* _What is needed_
Print the material below exactly as it stands, please, from its first line to the line holding "labels = ['%", with no pictures.

* _Source records_
################

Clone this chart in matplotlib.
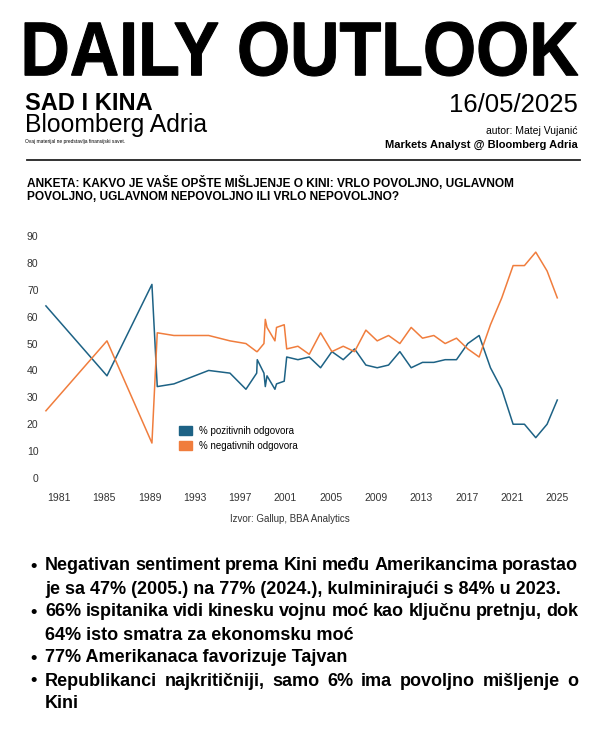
import matplotlib
matplotlib.use("Agg")
import matplotlib.pyplot as plt
import matplotlib.patches as patches
from matplotlib.textpath import TextPath
from matplotlib.font_manager import FontProperties
from matplotlib.transforms import Affine2D

# Gallup: misljenje Amerikanaca o Kini (decimalna godina ankete)
years = [1979.85, 1985.24, 1989.21, 1989.68, 1991.15, 1994.22, 1996.10, 1997.51,
         1998.46, 1998.51, 1999.10, 1999.22, 1999.37, 2000.07, 2000.21, 2000.89,
         2001.11, 2002.1, 2003.1, 2004.1, 2005.1, 2006.1, 2007.1, 2008.1, 2009.1,
         2010.1, 2011.1, 2012.1, 2013.1, 2014.1, 2015.1, 2016.1, 2017.1, 2018.1,
         2019.1, 2020.1, 2021.1, 2022.1, 2023.1, 2024.1, 2025.0]
positive = [64, 38, 72, 34, 35, 40, 39, 33,
            39, 44, 39, 34, 38, 33, 35, 36,
            45, 44, 45, 41, 47, 44, 48, 42, 41,
            42, 47, 41, 43, 43, 44, 44, 50, 53,
            41, 33, 20, 20, 15, 20, 29]
negative = [25, 51, 13, 54, 53, 53, 51, 50,
            47, 47, 50, 59, 56, 51, 56, 57,
            48, 49, 46, 54, 47, 49, 47, 55, 51,
            53, 50, 56, 52, 53, 50, 52, 48, 45,
            57, 67, 79, 79, 84, 77, 67]
tick_years = list(range(1981, 2026, 4))
y_ticks = list(range(0, 91, 10))
labels = ['% pozitivnih odgovora', '% negativnih odgovora']

bullets = [
    ("Negativan sentiment prema Kini među Amerikancima porastao", True, True),
    ("je sa 47% (2005.) na 77% (2024.), kulminirajući s 84% u 2023.", False, False),
    ("66% ispitanika vidi kinesku vojnu moć kao ključnu pretnju, dok", True, True),
    ("64% isto smatra za ekonomsku moć", False, False),
    ("77% Amerikanaca favorizuje Tajvan", True, False),
    ("Republikanci najkritičniji, samo 6% ima povoljno mišljenje o", True, True),
    ("Kini", False, False),
]

BLUE = '#1d6285'
ORANGE = '#f07d3d'
FONT = 'Liberation Sans'
plt.rcParams['font.family'] = [FONT, 'DejaVu Sans']

fig = plt.figure(figsize=(6, 7.5), dpi=100)
# pozadinske ose u pikselima (y ide nadole)
bg = fig.add_axes([0, 0, 1, 1])
bg.set_xlim(0, 600)
bg.set_ylim(750, 0)
bg.axis('off')


def fit_text(s, x0, x1, y_top, y_bottom, weight='bold'):
    tp = TextPath((0, 0), s, size=100, prop=FontProperties(family=FONT, weight=weight))
    bb = tp.get_extents()
    sx = (x1 - x0) / bb.width
    sy = (y_bottom - y_top) / bb.height
    tr = Affine2D().translate(-bb.x0, -bb.y0).scale(sx, -sy).translate(x0, y_bottom)
    bg.add_patch(patches.PathPatch(tr.transform_path(tp), fc='black', ec='black', lw=0.8))


def justify(s, x0, x1, y, **kw):
    words = s.split()
    r = fig.canvas.get_renderer()
    texts = [bg.text(0, y, w, **kw) for w in words]
    widths = [t.get_window_extent(r).width for t in texts]
    gap = (x1 - x0 - sum(widths)) / (len(words) - 1)
    x = x0
    for t, w in zip(texts, widths):
        t.set_x(x)
        x += w + gap


# zaglavlje
fit_text('DAILY OUTLOOK', 25, 578, 22, 76)
bg.text(25, 110, 'SAD I KINA', fontsize=17, fontweight='bold', va='baseline')
bg.text(25, 132, 'Bloomberg Adria', fontsize=17.8, va='baseline')
bg.text(25, 143, 'Ovaj materijal ne predstavlja finansijski savet.', fontsize=3.5, va='baseline')
bg.text(578, 112, '16/05/2025', fontsize=18.5, ha='right', va='baseline')
bg.text(578, 134, 'autor: Matej Vujanić', fontsize=7.5, ha='right', va='baseline')
bg.text(578, 148, 'Markets Analyst @ Bloomberg Adria', fontsize=8, fontweight='bold',
        ha='right', va='baseline')
bg.plot([27, 580], [160, 160], color='#222222', lw=1.3)

bg.text(27, 183, 'ANKETA: KAKVO JE VAŠE OPŠTE MIŠLJENJE O KINI: VRLO POVOLJNO, UGLAVNOM',
        fontsize=8.6, fontweight='bold', va='center')
bg.text(27, 197, 'POVOLJNO, UGLAVNOM NEPOVOLJNO ILI VRLO NEPOVOLJNO?',
        fontsize=8.6, fontweight='bold', va='center')

# grafikon
ax = fig.add_axes([44 / 600, (750 - 478) / 750, 528 / 600, 242 / 750])
ax.plot(years, positive, color=BLUE, lw=1.1)
ax.plot(years, negative, color=ORANGE, lw=1.1)
ax.set_xlim(1979.68, 2026.3)
ax.set_ylim(0, 90)
ax.set_xticks(tick_years)
ax.set_yticks(y_ticks)
ax.tick_params(length=0, labelsize=7.5, colors='#333333')
ax.tick_params(axis='x', pad=11)
ax.tick_params(axis='y', pad=4)
for s in ax.spines.values():
    s.set_visible(False)
ax.patch.set_alpha(0)

handles = [patches.Patch(color=BLUE), patches.Patch(color=ORANGE)]
ax.legend(handles, labels, loc='upper left', bbox_to_anchor=(179, 426),
          bbox_transform=bg.transData, frameon=False, fontsize=7,
          handlelength=1.35, handleheight=1.0, handletextpad=0.7,
          labelspacing=0.5, borderpad=0, borderaxespad=0)

bg.text(290, 519, 'Izvor: Gallup, BBA Analytics', fontsize=7, color='#333333',
        ha='center', va='center')

# tacke
y = 566
for text, dot, just in bullets:
    if dot:
        bg.text(30, y, '•', fontsize=13, fontweight='bold', va='center')
    if just:
        justify(text, 45, 578, y, fontsize=13, fontweight='bold', va='center')
    else:
        bg.text(45, y, text, fontsize=13, fontweight='bold', va='center')
    y += 23

fig.savefig('out.png', dpi=100)
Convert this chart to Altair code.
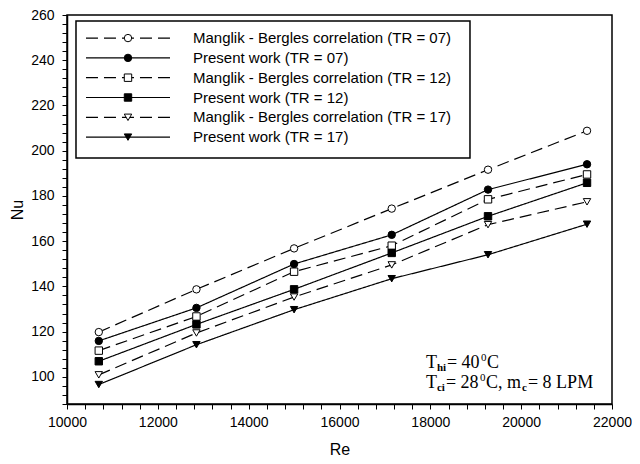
import altair as alt
import pandas as pd

# ---- data ----
re_vals = [10700, 12850, 15000, 17150, 19270, 21450]
mb07 = [119.8, 138.7, 156.8, 174.4, 191.6, 208.8]
pw07 = [115.9, 130.5, 149.9, 162.8, 182.8, 194.0]
mb12 = [111.6, 126.7, 146.5, 158.0, 178.5, 189.5]
pw12 = [106.9, 123.2, 138.7, 154.8, 171.0, 185.8]
mb17 = [100.9, 119.4, 135.3, 149.5, 167.3, 177.4]
pw17 = [96.6, 114.2, 129.7, 143.4, 154.0, 167.5]

labels = [
    "Manglik - Bergles correlation (TR = 07)",
    "Present work (TR = 07)",
    "Manglik - Bergles correlation (TR = 12)",
    "Present work (TR = 12)",
    "Manglik - Bergles correlation (TR = 17)",
    "Present work (TR = 17)",
]
series_vals = [mb07, pw07, mb12, pw12, mb17, pw17]

shapes = ["circle", "circle", "square", "square", "triangle-down", "triangle-down"]
fills = ["white", "black", "white", "black", "white", "black"]
dashes = [[12, 6], [1, 0], [12, 6], [1, 0], [12, 6], [1, 0]]

rows = []
for lab, vals in zip(labels, series_vals):
    for x, y in zip(re_vals, vals):
        rows.append({"series": lab, "Re": x, "Nu": y})
df = pd.DataFrame(rows)

xscale = alt.Scale(domain=[10000, 22000], nice=False, zero=False)
yscale = alt.Scale(domain=[88, 260], nice=False, zero=False)
dash_scale = alt.Scale(domain=labels, range=dashes)
shape_scale = alt.Scale(domain=labels, range=shapes)
fill_scale = alt.Scale(domain=labels, range=fills)

x_axis = alt.Axis(
    values=list(range(10000, 22001, 400)), tickCount=200,
    labelExpr="datum.value % 2000 === 0 ? datum.label : ''",
    format="d", grid=False, labelOverlap=False, labelFlush=False,
    tickSize=5, labelPadding=6, titlePadding=12,
    title="Re",
)
y_axis = alt.Axis(
    values=list(range(88, 261, 4)), tickCount=200,
    labelExpr="datum.value % 20 === 0 ? datum.label : ''",
    format="d", grid=False, labelOverlap=False, labelFlush=False,
    tickSize=5, labelPadding=8, titlePadding=5,
    title="Nu",
)

base = alt.Chart(df)
lines = base.mark_line(color="black", strokeWidth=1.2).encode(
    x=alt.X("Re:Q", scale=xscale, axis=x_axis),
    y=alt.Y("Nu:Q", scale=yscale, axis=y_axis),
    strokeDash=alt.StrokeDash("series:N", scale=dash_scale, legend=None),
    detail="series:N",
)
points = base.mark_point(size=55, stroke="black", strokeWidth=1, opacity=1, filled=False).encode(
    x="Re:Q",
    y="Nu:Q",
    shape=alt.Shape("series:N", scale=shape_scale, legend=None),
    fill=alt.Fill("series:N", scale=fill_scale, legend=None),
)

# ---- manual legend (layout values) ----
leg_rows = []
for i, lab in enumerate(labels):
    leg_rows.append({"series": lab, "ly": 249.8 - i * 8.76,
                     "x1": 10418, "x2": 12268, "xm": 11343, "xt": 12774})
leg = pd.DataFrame(leg_rows)
box = alt.Chart(pd.DataFrame([{"a": 10198, "b": 18873, "c": 196.8, "d": 257.3}])).mark_rect(
    fill="white", stroke="black", strokeWidth=1.5
).encode(x="a:Q", x2="b:Q", y="c:Q", y2="d:Q")
leg_lines = alt.Chart(leg).mark_rule(color="black", strokeWidth=1.2).encode(
    x="x1:Q", x2="x2:Q", y="ly:Q",
    strokeDash=alt.StrokeDash("series:N", scale=dash_scale, legend=None),
)
leg_pts = alt.Chart(leg).mark_point(size=55, stroke="black", strokeWidth=1, opacity=1, filled=False).encode(
    x="xm:Q", y="ly:Q",
    shape=alt.Shape("series:N", scale=shape_scale, legend=None),
    fill=alt.Fill("series:N", scale=fill_scale, legend=None),
)
leg_txt = alt.Chart(leg).mark_text(
    align="left", baseline="middle", font="Liberation Sans", fontSize=15, color="black"
).encode(x="xt:Q", y="ly:Q", text="series:N")

# ---- annotation pieces ----
ann = [
    # text, y, dx, dy, size, weight
    ("T", 103.9, 0, 0, 18, "normal"),
    ("hi", 103.9, 11, 3, 11, "bold"),
    (" = 40", 103.9, 21, 0, 18, "normal"),
    ("0", 103.9, 55, -7, 11, "normal"),
    ("C", 103.9, 61, 0, 18, "normal"),
    ("T", 95.1, 0, 0, 18, "normal"),
    ("ci", 95.1, 11, 3, 11, "bold"),
    (" = 28", 95.1, 20, 0, 18, "normal"),
    ("0", 95.1, 54, -7, 11, "normal"),
    ("C, m", 95.1, 60, 0, 18, "normal"),
    ("c", 95.1, 96, 3, 11, "bold"),
    (" = 8 LPM", 95.1, 102, 0, 18, "normal"),
]
ann_layers = []
for t, yv, dx, dy, fs, fw in ann:
    ann_layers.append(
        alt.Chart(pd.DataFrame([{"x": 17904, "y": yv, "t": t}])).mark_text(
            align="left", baseline="alphabetic", font="Liberation Serif",
            fontSize=fs, fontWeight=fw, dx=dx, dy=dy, color="black"
        ).encode(x="x:Q", y="y:Q", text="t:N")
    )

chart = alt.layer(lines, points, box, leg_lines, leg_pts, leg_txt, *ann_layers).properties(
    width=545, height=389,
    autosize=alt.AutoSizeParams(type="none"),
    padding={"left": 59, "top": 7, "right": 20, "bottom": 56},
    background="white",
).configure_view(stroke="black", strokeWidth=1.5).configure_axis(
    labelFont="Liberation Sans", labelFontSize=14, labelColor="black",
    titleFont="Liberation Sans", titleFontSize=16, titleFontWeight="normal", titleColor="black",
    domainColor="black", domainWidth=1.5, tickColor="black", tickWidth=1,
)

chart.save("out.html", embed_options={"renderer": "svg", "actions": False})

################

* _Task solution_
Clone this chart in matplotlib.
import matplotlib
matplotlib.use("Agg")
import matplotlib.pyplot as plt
import matplotlib.patches as patches
from matplotlib.textpath import TextPath
from matplotlib.font_manager import FontProperties
from matplotlib.transforms import Affine2D

# Gallup: misljenje Amerikanaca o Kini (decimalna godina ankete)
years = [1979.85, 1985.24, 1989.21, 1989.68, 1991.15, 1994.22, 1996.10, 1997.51,
         1998.46, 1998.51, 1999.10, 1999.22, 1999.37, 2000.07, 2000.21, 2000.89,
         2001.11, 2002.1, 2003.1, 2004.1, 2005.1, 2006.1, 2007.1, 2008.1, 2009.1,
         2010.1, 2011.1, 2012.1, 2013.1, 2014.1, 2015.1, 2016.1, 2017.1, 2018.1,
         2019.1, 2020.1, 2021.1, 2022.1, 2023.1, 2024.1, 2025.0]
positive = [64, 38, 72, 34, 35, 40, 39, 33,
            39, 44, 39, 34, 38, 33, 35, 36,
            45, 44, 45, 41, 47, 44, 48, 42, 41,
            42, 47, 41, 43, 43, 44, 44, 50, 53,
            41, 33, 20, 20, 15, 20, 29]
negative = [25, 51, 13, 54, 53, 53, 51, 50,
            47, 47, 50, 59, 56, 51, 56, 57,
            48, 49, 46, 54, 47, 49, 47, 55, 51,
            53, 50, 56, 52, 53, 50, 52, 48, 45,
            57, 67, 79, 79, 84, 77, 67]
tick_years = list(range(1981, 2026, 4))
y_ticks = list(range(0, 91, 10))
labels = ['% pozitivnih odgovora', '% negativnih odgovora']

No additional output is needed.